The church in America is in dire need of biblical counseling. Two specters haunt her halls. Two philosophies have taken root—and very few, it appears, are aware. Like a good friend once told me, “If you want to know what it’s like to swim in water, do not ask a fish.” Christian Americans are unaware of the dangerous water in which they swim. The twin perils seeking whom they may devour are pietism and revivalism.
Pietism is variously defined as “intensity of religious devotion or feeling” (dictionary.com) or “stress on the emotional and personal aspects of religion” (thefreedictionary.com). Though Pietism formally started in the late 17th century as a movement away from cold, stale religious formality, it has in our day become altogether emotional, subjective, and experiential. It is a bit like crashing upon the rock of Scylla trying to avoid Charybdis. The wreck has had devastating consequences for the church. Americans are pietists—we are led by our emotions (usually termed “feelings”). We judge whether something is true by our subjective experience. We are unanchored and tossed to and fro throughout life.

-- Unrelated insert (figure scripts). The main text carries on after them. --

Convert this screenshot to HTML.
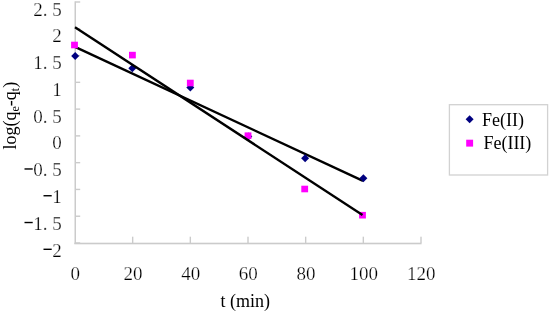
<!DOCTYPE html>
<html><head><meta charset="utf-8"><style>
html,body{margin:0;padding:0;background:#fff;width:550px;height:313px;overflow:hidden}
svg{display:block;filter:blur(0.35px)}
.t{font-family:"Liberation Serif",serif;font-size:19px;fill:#000;stroke:#fff;stroke-width:0.25px}
.L{font-family:"Liberation Serif",serif;font-size:18px;fill:#000}
</style></head><body>
<svg width="550" height="313" viewBox="0 0 550 313">
<rect x="74.5" y="1.3" width="1.5" height="242.5" fill="#cbcbcb"/>
<rect x="74.3" y="242.7" width="347.3" height="1.6" fill="#cbcbcb"/>
<rect x="75.5" y="1.30" width="4.7" height="1.4" fill="#cbcbcb"/>
<rect x="75.5" y="28.08" width="4.7" height="1.4" fill="#cbcbcb"/>
<rect x="75.5" y="54.86" width="4.7" height="1.4" fill="#cbcbcb"/>
<rect x="75.5" y="81.63" width="4.7" height="1.4" fill="#cbcbcb"/>
<rect x="75.5" y="108.41" width="4.7" height="1.4" fill="#cbcbcb"/>
<rect x="75.5" y="135.19" width="4.7" height="1.4" fill="#cbcbcb"/>
<rect x="75.5" y="161.97" width="4.7" height="1.4" fill="#cbcbcb"/>
<rect x="75.5" y="188.74" width="4.7" height="1.4" fill="#cbcbcb"/>
<rect x="75.5" y="215.52" width="4.7" height="1.4" fill="#cbcbcb"/>
<rect x="75.5" y="242.30" width="4.7" height="1.4" fill="#cbcbcb"/>
<rect x="131.97" y="236.7" width="1.4" height="6.3" fill="#cbcbcb"/>
<rect x="189.63" y="236.7" width="1.4" height="6.3" fill="#cbcbcb"/>
<rect x="247.30" y="236.7" width="1.4" height="6.3" fill="#cbcbcb"/>
<rect x="304.97" y="236.7" width="1.4" height="6.3" fill="#cbcbcb"/>
<rect x="362.63" y="236.7" width="1.4" height="6.3" fill="#cbcbcb"/>
<rect x="420.30" y="236.7" width="1.4" height="6.3" fill="#cbcbcb"/>
<text x="61.8" y="15.54" text-anchor="end" class="t">2.&#160;5</text>
<text x="61.8" y="42.32" text-anchor="end" class="t">2</text>
<text x="61.8" y="69.10" text-anchor="end" class="t">1.&#160;5</text>
<text x="61.8" y="95.88" text-anchor="end" class="t">1</text>
<text x="61.8" y="122.66" text-anchor="end" class="t">0.&#160;5</text>
<text x="61.8" y="149.43" text-anchor="end" class="t">0</text>
<text x="61.8" y="176.21" text-anchor="end" class="t">0.&#160;5</text>
<rect x="24.50" y="168.27" width="8.2" height="1.4" fill="#000"/>
<text x="61.8" y="202.99" text-anchor="end" class="t">1</text>
<rect x="43.50" y="195.04" width="8.2" height="1.4" fill="#000"/>
<text x="61.8" y="229.77" text-anchor="end" class="t">1.&#160;5</text>
<rect x="24.50" y="221.82" width="8.2" height="1.4" fill="#000"/>
<text x="61.8" y="256.54" text-anchor="end" class="t">2</text>
<rect x="43.50" y="248.60" width="8.2" height="1.4" fill="#000"/>
<text x="75.30" y="279.60" text-anchor="middle" class="t">0</text>
<text x="132.97" y="279.60" text-anchor="middle" class="t">20</text>
<text x="190.63" y="279.60" text-anchor="middle" class="t">40</text>
<text x="248.30" y="279.60" text-anchor="middle" class="t">60</text>
<text x="305.97" y="279.60" text-anchor="middle" class="t">80</text>
<text x="363.63" y="279.60" text-anchor="middle" class="t">100</text>
<text x="421.30" y="279.60" text-anchor="middle" class="t">120</text>
<line x1="75" y1="46.9" x2="363" y2="180.9" stroke="#000" stroke-width="2.4"/>
<path d="M75.2 52.0L79.2 56.0L75.2 60.0L71.2 56.0Z" fill="#000080"/>
<path d="M132.3 64.2L136.3 68.2L132.3 72.2L128.3 68.2Z" fill="#000080"/>
<path d="M190.3 83.5L194.3 87.5L190.3 91.5L186.3 87.5Z" fill="#000080"/>
<path d="M248.3 132.4L252.3 136.4L248.3 140.4L244.3 136.4Z" fill="#000080"/>
<path d="M305.1 154.2L309.1 158.2L305.1 162.2L301.1 158.2Z" fill="#000080"/>
<path d="M363.4 174.2L367.4 178.2L363.4 182.2L359.4 178.2Z" fill="#000080"/>
<rect x="71.1" y="41.7" width="6.8" height="6.6" fill="#ff00ff"/>
<rect x="129.0" y="51.8" width="6.8" height="6.6" fill="#ff00ff"/>
<rect x="186.9" y="79.7" width="6.8" height="6.6" fill="#ff00ff"/>
<rect x="244.6" y="132.4" width="6.8" height="6.6" fill="#ff00ff"/>
<rect x="301.3" y="185.7" width="6.8" height="6.6" fill="#ff00ff"/>
<rect x="359.1" y="211.9" width="6.8" height="6.6" fill="#ff00ff"/>
<line x1="75" y1="27.3" x2="362.5" y2="215" stroke="#000" stroke-width="2.4"/>
<rect x="449.4" y="104.7" width="98.2" height="70.3" fill="none" stroke="#d2d2d2" stroke-width="1.3"/>
<path d="M469.6 115.3L473.6 119.3L469.6 123.3L465.6 119.3Z" fill="#000080"/>
<rect x="466.2" y="139.7" width="6.9" height="6.9" fill="#ff00ff"/>
<text x="482" y="125.6" class="L">Fe(II)</text>
<text x="483.4" y="149.2" class="L">Fe(III)</text>
<text x="220.5" y="306.9" class="L">t (min)</text>
<text transform="translate(16.3 149.5) rotate(-90)" class="L">log(q<tspan font-size="12" dy="3">e</tspan><tspan dy="-3">-q</tspan><tspan font-size="12" dy="3">t</tspan><tspan dy="-3">)</tspan></text>
</svg>
</body></html>
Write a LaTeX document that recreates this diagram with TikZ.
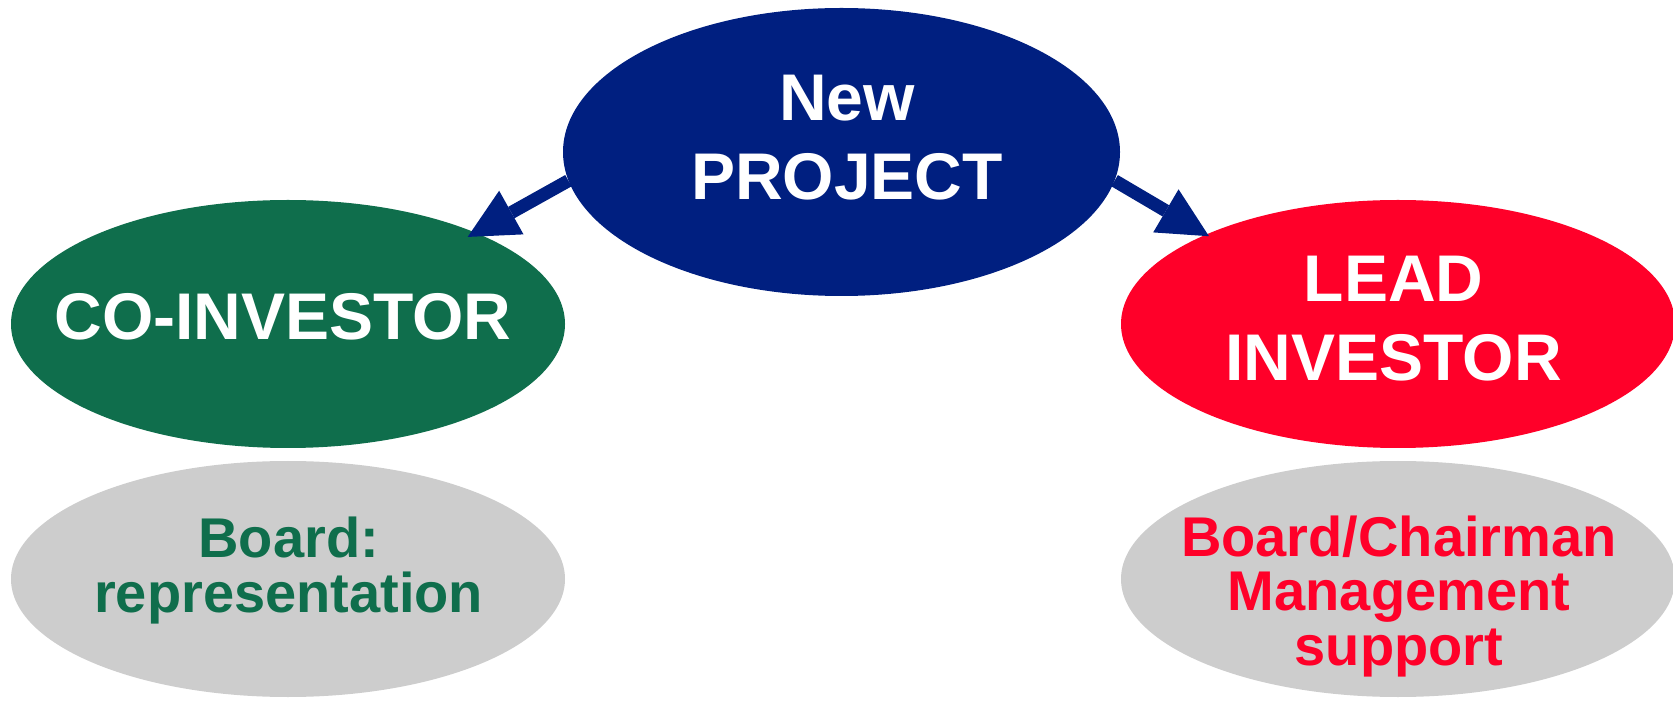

Americans are not only pietists; we are also full-blown revivalists. About one hundred years after Pietism began in Europe, America experienced the Second Great Awakening. Revivalism essentially collapses the Christian life to the moment of justification. Sanctification (i.e., growth in Christ-likeness, holiness) has become optional. All one has to do to be saved is pray a prayer, walk an aisle, raise a hand, or sign a card. Despite the protestations of Scripture, Christians have no compelling reason to become new creatures in thought, word, or action. The old, it appears, is “just fine thank you very much.”
The combination of pietism and revivalism has nearly dealt biblical Christianity the death knell. When one has no need to change, no need of holiness AND can subjectively look inward to determine how to respond to the trials of life, peril awaits. Perhaps an example would give this skeleton some warmth.
Suppose you are found to have gossiped about me. Let’s next suppose that your gossip squeezes anger out of me (remember no one can make me mad; all one can do is squeeze out what was always there—out of the heart the mouth speaks…). Now, if I am a pietist and revivalist I can look at my emotions, see anger, and not ever question if that anger is pleasing God—my subjective experience is the judge of truth. Justified in my own mind that (1) you made me mad, (2) I am correct to be mad, and (3) I have no reason to not be mad, I can easily proceed to choke a confession out of you.
The trouble is I forget that God promises a trip to the torturers if I choke you for sinning against me (Matthew 18:21-35). As long as I am a pietist and revivalist, I have no impetus to see that my sinful, angry response is a greater problem (a 10,000 talent debt toward God) than your sin against me (a mere 100 denari debt). The modern-day, American pietist and revivalist will never know that God is actively using the sin of others to uncover sin in us! American pietists and revivalists thus have no need of biblical counsel.
Ergo…we @ Rod and Staff Ministries are sledding uphill.